_Task description_
Retype the opening lines of the listing below, ending with the line that contains "line_rest = [4861.3, 4958.9, 5006.8]", and leave out any pictures.

_Data_
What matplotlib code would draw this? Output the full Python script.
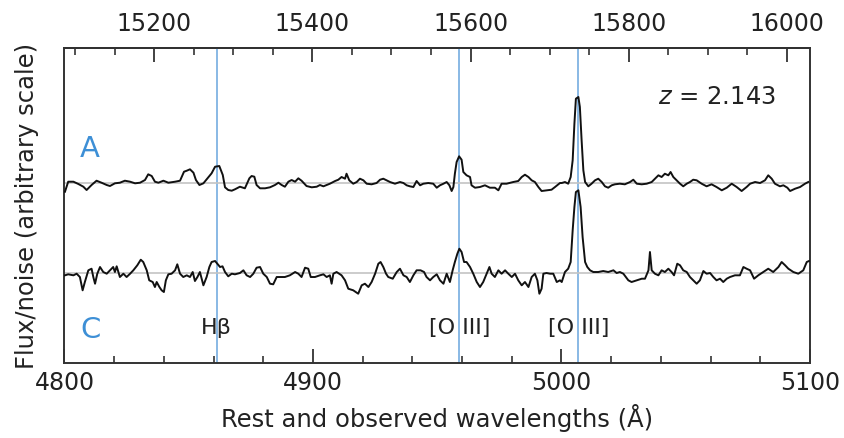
import matplotlib
matplotlib.use("Agg")
import matplotlib.pyplot as plt
from matplotlib.ticker import MultipleLocator, FixedLocator

plt.rcParams['font.family'] = ['DejaVu Sans']
plt.rcParams['mathtext.fontset'] = 'dejavusans'

# ---- data ----
z = 2.143
line_names = ["H\u03b2", "[O III]", "[O III]"]
line_rest = [4861.3, 4958.9, 5006.8]

# spectrum A (rest wavelength in Angstrom, flux/noise relative to its baseline)
wave_A = [4800.2, 4801.5, 4803.6, 4805.6, 4807.6, 4808.9, 4810.9, 4812.9, 4814.9, 4817.0,
          4818.3, 4820.3, 4822.3, 4824.3, 4826.4, 4828.4, 4830.4, 4832.4, 4833.7, 4835.1,
          4836.4, 4837.8, 4839.8, 4841.8, 4844.5, 4846.5, 4848.1, 4849.2, 4850.5, 4851.9,
          4852.9, 4854.3, 4855.9, 4857.2, 4859.2, 4860.6, 4862.3, 4863.7, 4864.6, 4865.9,
          4867.3, 4868.6, 4870.6, 4872.6, 4874.4, 4875.3, 4876.4, 4877.3, 4878.7, 4880.7,
          4882.7, 4884.7, 4886.1, 4887.4, 4888.7, 4890.1, 4891.4, 4892.8, 4894.1, 4895.4,
          4897.4, 4899.5, 4901.5, 4902.8,
          4904.2, 4906.8, 4908.9, 4910.2, 4911.5, 4912.9, 4913.5, 4914.6, 4916.2, 4917.6,
          4918.9, 4920.3, 4921.6, 4923.6, 4925.6, 4927.0, 4928.3, 4929.6, 4931.0, 4933.0,
          4935.0, 4936.4, 4937.7, 4939.0, 4940.4, 4941.7, 4943.1, 4944.4, 4946.4, 4948.4,
          4949.8, 4951.1, 4952.5, 4953.8, 4954.9, 4955.8, 4956.5, 4957.1, 4957.8, 4958.8,
          4959.8, 4960.5, 4961.8, 4963.2, 4963.8, 4965.2, 4967.2, 4969.2, 4971.2, 4973.2,
          4974.6, 4975.9, 4977.9, 4980.6, 4982.6, 4984.0, 4985.3, 4986.7, 4988.0, 4989.3,
          4990.7, 4992.0, 4994.0, 4996.0, 4997.4, 4999.4,
          5000.1, 5001.4, 5002.7, 5003.7, 5004.5, 5005.2, 5005.8, 5006.8, 5007.4, 5008.1,
          5008.8, 5009.5, 5010.8, 5012.1, 5013.5, 5014.8, 5016.2, 5017.5, 5018.8, 5020.2,
          5021.5, 5023.5, 5025.5, 5027.6, 5028.9, 5030.3, 5032.3, 5034.3, 5036.3, 5037.6,
          5039.0, 5040.3, 5041.6, 5043.0, 5043.9, 5045.0, 5046.3, 5047.7, 5049.0, 5050.4,
          5051.7, 5053.0, 5054.4, 5056.4, 5058.4, 5060.4, 5062.4, 5064.5, 5066.5, 5068.5,
          5070.5, 5072.5, 5074.5, 5075.9, 5077.9, 5079.9, 5081.9, 5083.2, 5084.6, 5085.9,
          5087.9, 5089.3, 5090.9, 5092.0, 5094.0, 5096.0, 5098.0, 5099.3]
flux_A = [-0.87, 0.13, 0.13, -0.10, -0.37, -0.70, -0.20, 0.23, 0.03, -0.20,
          -0.30, -0.03, 0.03, 0.23, 0.13, -0.03, 0.03, 0.30, 0.87, 0.70,
          0.13, 0.03, 0.23, 0.03, 0.13, 0.23, 1.13, 1.23, 1.37, 1.03,
          0.30, -0.20, -0.03, 0.37, 0.97, 1.63, 1.70, 0.80, -0.43, -0.70,
          -0.77, -0.63, -0.37, -0.53, 0.47, 0.70, 0.63, -0.20, -0.53, -0.53,
          -0.43, -0.20, 0.03, -0.20, -0.37, 0.13, 0.30, 0.13, 0.47, 0.23,
          -0.30, -0.43, -0.37, -0.20,
          -0.33, -0.07, 0.20, 0.33, 0.60, 0.43, 0.93, 0.27, -0.07, 0.10,
          0.43, 0.27, -0.07, -0.13, 0.00, 0.33, 0.43, 0.27, 0.10, -0.07,
          0.10, 0.00, -0.23, -0.33, -0.40, 0.20, -0.23, -0.07, 0.00, -0.07,
          -0.47, -0.23, -0.07, 0.10, -0.23, -0.80, -0.40, 0.93, 2.10, 2.67,
          2.33, 1.10, 0.77, 0.60, -0.23, -0.47, -0.40, -0.23, -0.47, -0.47,
          -0.73, -0.07, -0.07, 0.10, 0.20, 0.60, 0.83, 0.60, 0.27, 0.10,
          -0.40, -0.80, -0.73, -0.67, -0.40, 0.00,
          0.00, 0.10, -0.07, 0.60, 2.27, 5.93, 8.43, 8.60, 7.60, 4.27,
          1.27, 0.10, -0.33, -0.07, 0.27, 0.43, 0.10, -0.33, -0.47, -0.23,
          -0.13, -0.07, -0.13, 0.10, 0.33, -0.07, -0.13, -0.07, 0.10, 0.43,
          0.77, 0.60, 0.93, 0.77, 1.10, 0.60, 0.27, -0.07, -0.33, -0.07,
          0.10, 0.33, 0.27, -0.07, -0.33, -0.13, -0.40, -0.73, -0.47, -0.07,
          -0.40, -0.80, -0.40, -0.07, 0.10, 0.00, 0.27, 0.77, 0.43, -0.07,
          -0.33, -0.23, -0.47, -0.80, -0.57, -0.40, -0.07, 0.10]

# spectrum C
wave_C = [4800.2, 4801.5, 4803.6, 4804.9, 4806.2, 4807.3, 4808.2, 4809.6, 4810.9, 4811.6,
          4812.3, 4813.2, 4814.3, 4815.6, 4817.0, 4818.3, 4819.6, 4820.3, 4821.0, 4822.3,
          4823.7, 4825.0, 4826.4, 4827.7, 4829.3, 4830.7, 4831.7, 4833.1, 4834.1, 4835.5,
          4836.4, 4837.1, 4838.2, 4839.1, 4840.0, 4840.8, 4841.8, 4843.1, 4844.5, 4845.4,
          4846.5, 4847.8, 4849.2, 4850.5, 4851.6, 4852.5, 4853.5, 4854.5, 4855.9, 4857.2,
          4858.3, 4859.2, 4860.6, 4861.5, 4862.6, 4863.6, 4864.6, 4865.9, 4867.3, 4868.6,
          4870.6, 4872.0, 4873.3, 4874.7, 4876.0, 4877.3, 4878.7, 4880.0, 4881.4, 4882.7,
          4884.0, 4885.4, 4886.7, 4888.7, 4890.7, 4892.8, 4894.1, 4895.4, 4896.8, 4898.1,
          4899.1, 4900.8, 4902.8,
          4904.2, 4905.5, 4906.8, 4907.5, 4908.2, 4909.5, 4911.5, 4912.9, 4914.2, 4916.2,
          4918.2, 4919.6, 4920.9, 4922.3, 4923.6, 4925.0, 4926.3, 4927.2, 4928.3, 4929.4,
          4930.3, 4932.1, 4933.7, 4935.0, 4936.4, 4937.7, 4939.0, 4940.4, 4941.7, 4943.3,
          4944.7, 4945.7, 4947.1, 4948.4, 4949.8, 4951.1, 4952.5, 4953.8, 4955.1, 4956.2,
          4957.1, 4958.1, 4958.9, 4959.8, 4960.8, 4961.8, 4963.2, 4964.5, 4965.9, 4967.2,
          4968.5, 4969.9, 4971.0, 4971.9, 4973.2, 4974.6, 4975.9, 4977.3, 4978.6, 4980.0,
          4981.3, 4982.6, 4984.0, 4985.3, 4986.7, 4988.0, 4989.3, 4990.3, 4991.1, 4992.0,
          4992.7, 4994.0, 4995.4, 4996.7, 4998.1, 4999.4,
          5000.1, 5001.4, 5002.7, 5003.7, 5004.5, 5005.2, 5005.8, 5006.8, 5007.7, 5008.5,
          5009.5, 5010.4, 5011.5, 5012.8, 5014.8, 5016.8, 5018.8, 5020.9, 5022.2, 5023.5,
          5024.9, 5026.9, 5028.2, 5030.3, 5032.3, 5033.6, 5035.0, 5035.6, 5036.3, 5037.6,
          5039.0, 5040.3, 5041.6, 5043.0, 5044.3, 5045.3, 5046.6, 5047.7, 5049.0, 5050.4,
          5051.7, 5053.0, 5054.4, 5055.7, 5057.1, 5058.4, 5059.8, 5061.1, 5062.4, 5063.8,
          5065.1, 5066.5, 5067.8, 5069.8, 5071.8, 5073.2, 5074.5, 5075.9, 5077.5, 5079.2,
          5081.2, 5083.2, 5085.2, 5087.3, 5088.6, 5090.0, 5091.3, 5093.3, 5095.3, 5097.3,
          5098.7, 5099.6]
flux_C = [-0.23, -0.13, -0.23, -0.07, -0.40, -1.73, -0.90, 0.27, 0.43, -0.40,
          -1.07, -0.07, 0.60, 0.10, -0.07, 0.27, 0.60, 0.10, 0.67, -0.40,
          -0.07, -0.40, -0.07, 0.27, 0.77, 1.33, 1.10, 0.27, -0.73, -0.90,
          -1.40, -0.90, -1.40, -1.73, -1.90, -0.73, -0.13, -0.07, 0.27, 0.87,
          -0.07, -0.40, -0.23, -0.40, 0.10, -0.80, -0.40, 0.10, -1.23, -0.40,
          0.60, 1.10, 1.20, 0.93, 0.60, 0.67, 0.10, -0.33, -0.07, -0.13,
          0.00, 0.27, -0.23, -0.40, -0.07, 0.53, 0.60, -0.07, -0.40, -1.07,
          -1.13, -0.40, -0.40, -0.40, -0.23, 0.10, -0.07, -0.40, 0.53, 0.43,
          -0.40, -0.40, -0.23,
          -0.13, -0.40, -0.23, -1.07, -0.07, 0.10, -0.23, -0.73, -1.57, -1.73,
          -2.07, -1.23, -1.07, -1.40, -0.90, -0.07, 0.93, 1.10, 0.60, -0.07,
          -0.40, -0.57, 0.10, 0.43, -0.23, -0.40, -0.90, -0.23, 0.27, 0.27,
          0.10, -0.40, -0.73, -0.40, -0.13, -0.73, -1.07, -0.07, -0.90, 0.27,
          1.10, 1.93, 2.43, 2.10, 1.10, 1.10, 0.60, -0.07, -0.90, -1.40,
          -0.90, -0.07, 0.60, -0.07, -0.40, 0.27, -0.07, 0.27, -0.07, -0.40,
          -0.07, -0.73, -1.23, -0.90, -1.40, -0.40, -0.07, -0.73, -2.07, -1.57,
          -0.07, 0.00, -0.07, -0.07, -0.90, -0.73,
          -0.90, 0.10, 0.43, 1.10, 4.27, 6.60, 8.10, 8.27, 6.60, 3.60,
          1.10, 0.60, 0.27, 0.10, 0.10, 0.20, 0.10, 0.27, 0.00, 0.10,
          -0.07, -0.73, -0.90, -0.73, -0.57, -0.57, 0.27, 2.10, 0.27, -0.07,
          -0.23, 0.27, 0.10, 0.43, 0.10, -0.23, 0.93, 0.77, 0.27, 0.10,
          -0.40, -0.73, -1.07, -0.73, 0.20, -0.07, 0.00, -0.40, -0.73, -0.57,
          -0.90, -0.57, -0.40, -0.23, -0.23, 0.60, 0.43, 0.27, -0.57, -0.23,
          0.10, 0.43, 0.10, 0.60, 1.10, 0.77, 0.43, 0.10, -0.07, 0.27,
          1.10, 1.20]

offset_A = 18.0
offset_C = 9.0

# ---- figure ----
fig = plt.figure(figsize=(8.44, 4.38), dpi=100)
ax = fig.add_axes([0.0764, 0.1712, 0.8833, 0.7192])

blue = "#6aa6de"
label_blue = "#3d8fd6"
text_col = "#222222"
for lam in line_rest:
    ax.axvline(lam, color=blue, lw=1.1, zorder=1)

ax.axhline(offset_A, color="#c4c4c4", lw=1.2, zorder=2)
ax.axhline(offset_C, color="#c4c4c4", lw=1.2, zorder=2)

ax.plot(wave_A, [v + offset_A for v in flux_A], color="#111111", lw=1.4, zorder=3)
ax.plot(wave_C, [v + offset_C for v in flux_C], color="#111111", lw=1.4, zorder=3)

ax.set_xlim(4800, 5100)
ax.set_ylim(0, 31.5)

ax.text(4810.3, 21.4, "A", color=label_blue, fontsize=21, ha="center", va="center")
ax.text(4810.3, 3.3, "C", color=label_blue, fontsize=21, ha="center", va="center")
for name, lam in zip(line_names, line_rest):
    ax.text(lam, 3.5, name, fontsize=16, ha="center", va="center", color=text_col)
ax.text(5062.6, 26.6, r"$z$ = 2.143", fontsize=17.5, ha="center", va="center", color=text_col)

for s in ax.spines.values():
    s.set_linewidth(1.4)
    s.set_color("#333333")

ax.xaxis.set_major_locator(MultipleLocator(100))
ax.xaxis.set_minor_locator(MultipleLocator(20))
ax.tick_params(axis="x", which="major", direction="in", length=10, width=1.3,
               labelsize=17, pad=6, colors="#333333", labelcolor=text_col)
ax.tick_params(axis="x", which="minor", direction="in", length=5, width=1.2, colors="#333333")
ax.tick_params(axis="y", left=False, labelleft=False)

top = ax.secondary_xaxis("top", functions=(lambda x: x * (1 + z), lambda x: x / (1 + z)))
top.xaxis.set_major_locator(FixedLocator([15200, 15400, 15600, 15800, 16000]))
top.xaxis.set_minor_locator(MultipleLocator(50))
top.tick_params(axis="x", which="major", direction="in", length=10, width=1.3,
                labelsize=17, pad=8.5, colors="#333333", labelcolor=text_col)
top.tick_params(axis="x", which="minor", direction="in", length=5, width=1.2, colors="#333333")
top.spines["top"].set_linewidth(1.4)

ax.set_xlabel("Rest and observed wavelengths (\u00c5)", fontsize=17.5, color=text_col, labelpad=6)
ax.set_ylabel("Flux/noise (arbitrary scale)", fontsize=17.5, color=text_col, labelpad=18)

fig.savefig("out.png", dpi=100)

_Result_
What matplotlib code would draw this? Output the full Python script.
import matplotlib
matplotlib.use("Agg")
import matplotlib.pyplot as plt
from matplotlib.ticker import MultipleLocator, FixedLocator

plt.rcParams['font.family'] = ['DejaVu Sans']
plt.rcParams['mathtext.fontset'] = 'dejavusans'

# ---- data ----
z = 2.143
line_names = ["H\u03b2", "[O III]", "[O III]"]
line_rest = [4861.3, 4958.9, 5006.8]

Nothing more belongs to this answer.